AI doesn’t correct your limiting beliefs. It industrializes them.

You were thinking wrong on a small scale. Now you’re thinking wrong on a large scale.

And since AI tells you what you want to hear, you don’t notice anything.


How to Shift from Employee Schema to Shareholder Schema

The transition requires a change in posture, not just techniques.

Step 1: Question Your Prerequisites

Before asking AI anything, ask yourself:

  • Why do I want this?
  • What beliefs underlie this request?
  • Am I seeking validation or a real answer?

If you don’t question your biases, AI will amplify them.

Step 2: Think in Systems, Not Tasks

Stop asking yourself: “What task can AI do for me?”

Start asking: “What system can I build where AI is the engine?”

A task saves you time once. A system saves you time indefinitely.

Step 3: Give Complete Context

AI doesn’t guess. It optimizes on what you give it.

If you want quality results, provide:

  • The global context (market, audience, objective)
  • The constraints (budget, time, style)
  • The background and implications (why it matters, what happened before, what should happen after)

The more relevant context you give, the less AI hallucinates.

Step 4: Build Agents, Not Prompts

A prompt = a single interaction. An agent = a system that runs continuously.

Move from “I ask a question” mode to “I build an agent that answers this type of questions automatically” mode.

Step 5: Work ON the System

Once the system is built, your work changes.

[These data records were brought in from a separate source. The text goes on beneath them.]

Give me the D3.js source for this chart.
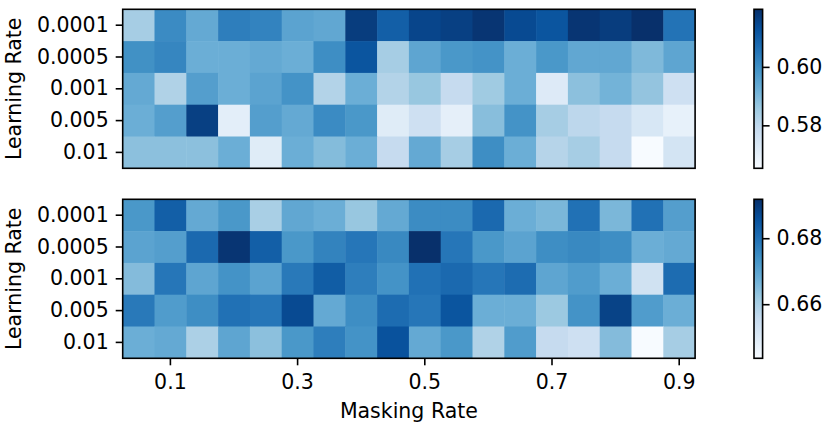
<!DOCTYPE html>
<html>
<head>
<meta charset="utf-8">
<script src="https://cdn.jsdelivr.net/npm/d3@7"></script>
<style>
  html, body { margin: 0; padding: 0; background: #fff; }
  svg { display: block; }
  text { font-family: "DejaVu Sans", sans-serif; fill: #000; }
</style>
</head>
<body>
<svg id="chart" width="831" height="423"></svg>
<script>
// ---------------- data ----------------
const learningRates = ["0.0001", "0.0005", "0.001", "0.005", "0.01"];
const maskingRates = [0.05, 0.1, 0.15, 0.2, 0.25, 0.3, 0.35, 0.4, 0.45, 0.5,
                      0.55, 0.6, 0.65, 0.7, 0.75, 0.8, 0.85, 0.9];
const xTickValues = [0.1, 0.3, 0.5, 0.7, 0.9];

const topValues = [
  [0.5843,0.6007,0.5936,0.6034,0.6023,0.5952,0.5941,0.6170,0.6099,0.6153,0.6164,0.6186,0.6143,0.6121,0.6186,0.6170,0.6197,0.6056],
  [0.5996,0.6017,0.5925,0.5925,0.5936,0.5925,0.6001,0.6121,0.5843,0.5947,0.5979,0.5990,0.5925,0.5979,0.5941,0.5941,0.5898,0.5947],
  [0.5936,0.5827,0.5963,0.5925,0.5952,0.5990,0.5822,0.5925,0.5822,0.5865,0.5789,0.5854,0.5925,0.5724,0.5881,0.5914,0.5871,0.5767],
  [0.5925,0.5963,0.6164,0.5707,0.5963,0.5936,0.6007,0.5979,0.5718,0.5767,0.5702,0.5887,0.5990,0.5843,0.5805,0.5789,0.5740,0.5697],
  [0.5881,0.5881,0.5881,0.5925,0.5718,0.5925,0.5892,0.5925,0.5789,0.5936,0.5843,0.6001,0.5925,0.5816,0.5843,0.5789,0.5653,0.5751]
];
const bottomValues = [
  [0.6725,0.6831,0.6687,0.6725,0.6600,0.6691,0.6677,0.6624,0.6687,0.6749,0.6749,0.6812,0.6677,0.6658,0.6798,0.6658,0.6798,0.6711],
  [0.6701,0.6711,0.6812,0.6908,0.6831,0.6725,0.6764,0.6788,0.6754,0.6918,0.6788,0.6725,0.6701,0.6744,0.6754,0.6744,0.6677,0.6687],
  [0.6648,0.6788,0.6696,0.6735,0.6701,0.6783,0.6836,0.6773,0.6735,0.6798,0.6812,0.6788,0.6807,0.6696,0.6716,0.6677,0.6532,0.6807],
  [0.6783,0.6716,0.6744,0.6798,0.6788,0.6870,0.6687,0.6744,0.6807,0.6788,0.6851,0.6677,0.6677,0.6619,0.6735,0.6884,0.6716,0.6677],
  [0.6677,0.6687,0.6595,0.6696,0.6638,0.6725,0.6773,0.6735,0.6855,0.6687,0.6725,0.6590,0.6716,0.6557,0.6537,0.6648,0.6436,0.6605]
];
const topCbTicks = [0.58, 0.60];
const bottomCbTicks = [0.66, 0.68];

// matplotlib "Blues" anchor colours
const bluesStops = ["#f7fbff","#deebf7","#c6dbef","#9ecae1","#6baed6","#4292c6","#2171b5","#08519c","#08306b"];

// ---------------- layout ----------------
const FONT = 20.5;
const LW = 1.6;
const TICK = 7;
const plotX0 = 122.7, plotX1 = 695.1;
const cbX0 = 754, cbW = 8.6;
const panels = [
  { values: topValues, y0: 9.3, y1: 168.3, cbTicks: topCbTicks, showX: false },
  { values: bottomValues, y0: 199.3, y1: 358.3, cbTicks: bottomCbTicks, showX: true }
];

const svg = d3.select("#chart");
const defs = svg.append("defs");

const x = d3.scaleBand().domain(maskingRates).range([plotX0, plotX1]).padding(0);

panels.forEach((p, pi) => {
  const y = d3.scaleBand().domain(learningRates).range([p.y0, p.y1]).padding(0);
  const flat = p.values.flat();
  const ext = d3.extent(flat);
  const t = d3.scaleLinear().domain(ext).range([0, 1]);
  const cmap = d3.scaleLinear()
    .domain(bluesStops.map((_, i) => i / (bluesStops.length - 1)))
    .range(bluesStops)
    .interpolate(d3.interpolateRgb)
    .clamp(true);
  const color = v => cmap(t(v));

  const g = svg.append("g");

  // cells
  const cells = [];
  p.values.forEach((row, ri) => row.forEach((v, ci) => cells.push({ lr: learningRates[ri], m: maskingRates[ci], v })));
  g.append("g").selectAll("rect").data(cells).join("rect")
    .attr("x", d => x(d.m))
    .attr("y", d => y(d.lr))
    .attr("width", x.bandwidth() + 0.5)
    .attr("height", y.bandwidth() + 0.5)
    .attr("fill", d => color(d.v));

  // frame
  g.append("rect")
    .attr("x", plotX0).attr("y", p.y0)
    .attr("width", plotX1 - plotX0).attr("height", p.y1 - p.y0)
    .attr("fill", "none").attr("stroke", "#000").attr("stroke-width", LW);

  // y axis
  const yAxis = g.append("g").attr("transform", `translate(${plotX0},0)`)
    .call(d3.axisLeft(y).tickSize(TICK).tickPadding(7));
  yAxis.select(".domain").remove();
  yAxis.selectAll("line").attr("stroke", "#000").attr("stroke-width", LW);
  yAxis.selectAll("text").attr("font-size", FONT).attr("font-family", "DejaVu Sans").attr("fill", "#000");

  // y label
  svg.append("text")
    .attr("transform", `translate(20.5,${(p.y0 + p.y1) / 2}) rotate(-90)`)
    .attr("text-anchor", "middle")
    .attr("font-size", FONT)
    .text("Learning Rate");

  // x axis
  if (p.showX) {
    const xAxis = g.append("g").attr("transform", `translate(0,${p.y1})`)
      .call(d3.axisBottom(x).tickValues(xTickValues).tickFormat(d3.format(".1f")).tickSize(TICK).tickPadding(9));
    xAxis.select(".domain").remove();
    xAxis.selectAll("line").attr("stroke", "#000").attr("stroke-width", LW);
    xAxis.selectAll("text").attr("font-size", FONT).attr("font-family", "DejaVu Sans").attr("fill", "#000");
    svg.append("text")
      .attr("x", (plotX0 + plotX1) / 2).attr("y", 418)
      .attr("text-anchor", "middle")
      .attr("font-size", FONT)
      .text("Masking Rate");
  }

  // colorbar
  const gradId = "grad" + pi;
  const grad = defs.append("linearGradient").attr("id", gradId)
    .attr("x1", 0).attr("y1", 1).attr("x2", 0).attr("y2", 0);
  grad.selectAll("stop").data(bluesStops).join("stop")
    .attr("offset", (d, i) => i / (bluesStops.length - 1))
    .attr("stop-color", d => d);

  const cbScale = d3.scaleLinear().domain(ext).range([p.y1, p.y0]);
  g.append("rect")
    .attr("x", cbX0).attr("y", p.y0)
    .attr("width", cbW).attr("height", p.y1 - p.y0)
    .attr("fill", `url(#${gradId})`)
    .attr("stroke", "#000").attr("stroke-width", LW);
  const cbAxis = g.append("g").attr("transform", `translate(${cbX0 + cbW},0)`)
    .call(d3.axisRight(cbScale).tickValues(p.cbTicks).tickFormat(d3.format(".2f")).tickSize(TICK).tickPadding(7));
  cbAxis.select(".domain").remove();
  cbAxis.selectAll("line").attr("stroke", "#000").attr("stroke-width", LW);
  cbAxis.selectAll("text").attr("font-size", FONT).attr("font-family", "DejaVu Sans").attr("fill", "#000");
});
</script>
</body>
</html>
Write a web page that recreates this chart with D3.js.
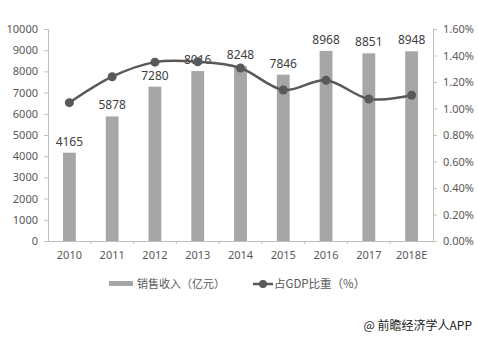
<!DOCTYPE html>
<html lang="zh">
<head>
<meta charset="UTF-8">
<title>销售收入及占GDP比重</title>
<script src="https://cdn.jsdelivr.net/npm/d3@7"></script>
<style>
  body { margin: 0; background: #fff; }
  text { font-family: "Noto Sans", "Noto Sans CJK SC", sans-serif; }
</style>
</head>
<body>
<script>
// 数据
var years = ["2010", "2011", "2012", "2013", "2014", "2015", "2016", "2017", "2018E"];
var revenue = [4165, 5878, 7280, 8016, 8248, 7846, 8968, 8851, 8948];
var gdpShare = [1.044, 1.24, 1.35, 1.353, 1.306, 1.14, 1.213, 1.072, 1.10];
var leftTicks = [0, 1000, 2000, 3000, 4000, 5000, 6000, 7000, 8000, 9000, 10000];
var rightTicks = [0, 0.2, 0.4, 0.6, 0.8, 1.0, 1.2, 1.4, 1.6];

var W = 478, H = 337;
var pad = {top: 29, bottom: 96, left: 48, right: 45};

var svg = d3.select("body").append("svg")
    .attr("width", W).attr("height", H);

var x = d3.scaleBand().domain(years).range([pad.left, W - pad.right]);
var yL = d3.scaleLinear().domain([0, 10000]).range([H - pad.bottom, pad.top]);
var yR = d3.scaleLinear().domain([0, 1.6]).range([H - pad.bottom, pad.top]);

var axisColor = "#bfbfbf", textColor = "#595959";

// 左轴
var gL = svg.append("g").attr("transform", "translate(" + pad.left + ",0)")
    .call(d3.axisLeft(yL).tickValues(leftTicks).tickSize(4).tickPadding(6)
        .tickFormat(d3.format("d")));
// 右轴
var gR = svg.append("g").attr("transform", "translate(" + (W - pad.right) + ",0)")
    .call(d3.axisRight(yR).tickValues(rightTicks).tickSize(4).tickPadding(6)
        .tickFormat(function (d) { return d.toFixed(2) + "%"; }));
// 底轴
var gB = svg.append("g").attr("transform", "translate(0," + (H - pad.bottom) + ")")
    .call(d3.axisBottom(x).tickSize(0).tickPadding(10));

[gL, gR, gB].forEach(function (g) {
    g.selectAll("path, line").attr("stroke", axisColor);
    g.selectAll("text").attr("fill", textColor).style("font-size", "11px");
});
gB.select(".domain").attr("d", "M" + pad.left + ",0.5H" + (W - pad.right));
// 类别之间的小刻度
gB.selectAll(".sep").data(years.slice(1)).enter().append("line")
    .attr("x1", function (d) { return x(d); }).attr("x2", function (d) { return x(d); })
    .attr("y1", 0).attr("y2", 3).attr("stroke", axisColor);

// 柱
var bw = x.bandwidth() * 0.3;
svg.selectAll(".bar").data(revenue).enter().append("rect")
    .attr("x", function (d, i) { return x(years[i]) + x.bandwidth() / 2 - bw / 2; })
    .attr("y", function (d) { return yL(d); })
    .attr("width", bw)
    .attr("height", function (d) { return yL(0) - yL(d); })
    .attr("fill", "#a6a6a6");

// 柱顶数值
svg.selectAll(".lbl").data(revenue).enter().append("text")
    .attr("x", function (d, i) { return x(years[i]) + x.bandwidth() / 2; })
    .attr("y", function (d) { return yL(d) - 7; })
    .attr("text-anchor", "middle")
    .attr("fill", "#404040")
    .style("font-size", "12px")
    .text(function (d) { return d; });

// 折线
var line = d3.line()
    .x(function (d, i) { return x(years[i]) + x.bandwidth() / 2; })
    .y(function (d) { return yR(d); })
    .curve(d3.curveCatmullRom.alpha(0));
svg.append("path").datum(gdpShare)
    .attr("d", line).attr("fill", "none")
    .attr("stroke", "#595959").attr("stroke-width", 2.5);
svg.selectAll(".dot").data(gdpShare).enter().append("circle")
    .attr("cx", function (d, i) { return x(years[i]) + x.bandwidth() / 2; })
    .attr("cy", function (d) { return yR(d); })
    .attr("r", 4.5).attr("fill", "#595959");

// 图例
var lg = svg.append("g").attr("transform", "translate(0,284)");
lg.append("rect").attr("x", 109).attr("y", -3).attr("width", 24).attr("height", 5).attr("fill", "#a6a6a6");
lg.append("text").attr("x", 137).attr("y", 4).attr("fill", textColor)
    .style("font-size", "11px").style("font-family", "Noto Sans CJK SC").text("销售收入（亿元）");
lg.append("line").attr("x1", 253).attr("x2", 273).attr("y1", 0).attr("y2", 0)
    .attr("stroke", "#595959").attr("stroke-width", 2.5);
lg.append("circle").attr("cx", 263).attr("cy", 0).attr("r", 4).attr("fill", "#595959");
lg.append("text").attr("x", 274).attr("y", 4).attr("fill", textColor)
    .style("font-size", "11.5px").style("font-family", "Noto Sans CJK SC").text("占GDP比重（%）");

// 来源
svg.append("text").attr("x", 472).attr("y", 330).attr("text-anchor", "end")
    .attr("fill", "#222").style("font-size", "12px").style("font-family", "Noto Sans CJK SC")
    .text("@ 前瞻经济学人APP");
</script>
</body>
</html>
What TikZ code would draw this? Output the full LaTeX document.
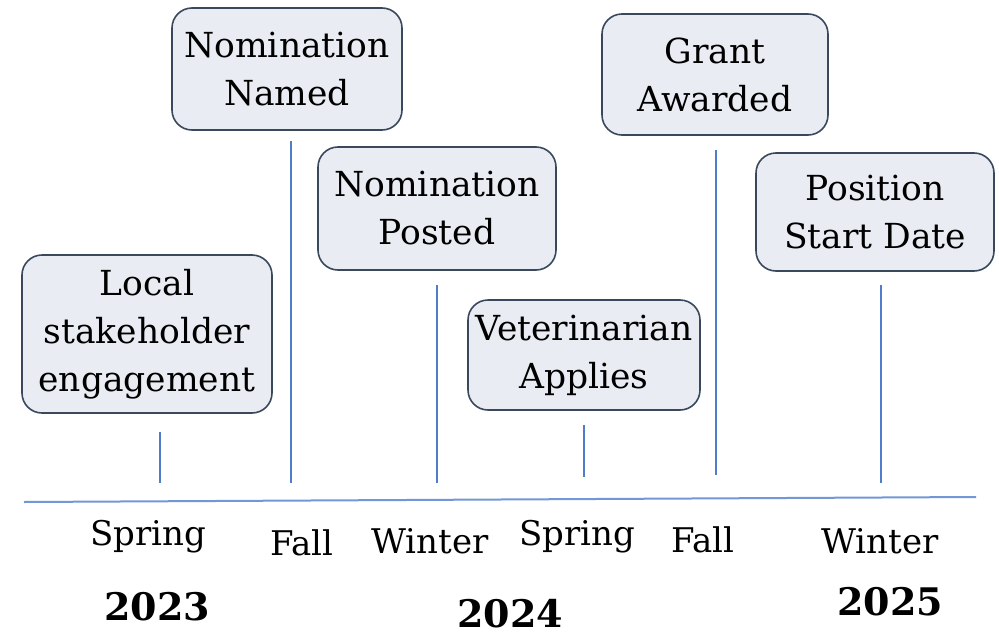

You no longer do the tasks. You:

  • Monitor metrics
  • Identify improvement points
  • Optimize flows
  • Extend the system

You’ve moved from operational to strategic. From employee to shareholder.


Real Wealth in the AI Economy

Wealth won’t come to those who use AI the fastest.

It will come to those who design the best systems.

Execution speed is a temporary advantage. Everyone will have access to the same tools.

Quality of thinking is a lasting advantage. Few people will learn to think like architects.

AI is an amplifier. It amplifies what you are.

If you’re an executor, it makes you a fast executor. If you’re an architect, it makes you a powerful architect.


Conclusion

99% of people use AI like employees.

They give orders. They wait for answers. They remain the bottleneck of their own lives.

The 1% uses AI like a company.

They design systems. They become shareholders. They decouple their time from their revenue.

The difference isn’t technical. It’s philosophical.

It’s a question of posture toward the world.

Do you want to remain manager of your AI employee?

Or do you want to become shareholder of your economy?

The choice is yours.

But know that while you’re thinking, the 1% is building.

And every day that passes, the gap widens.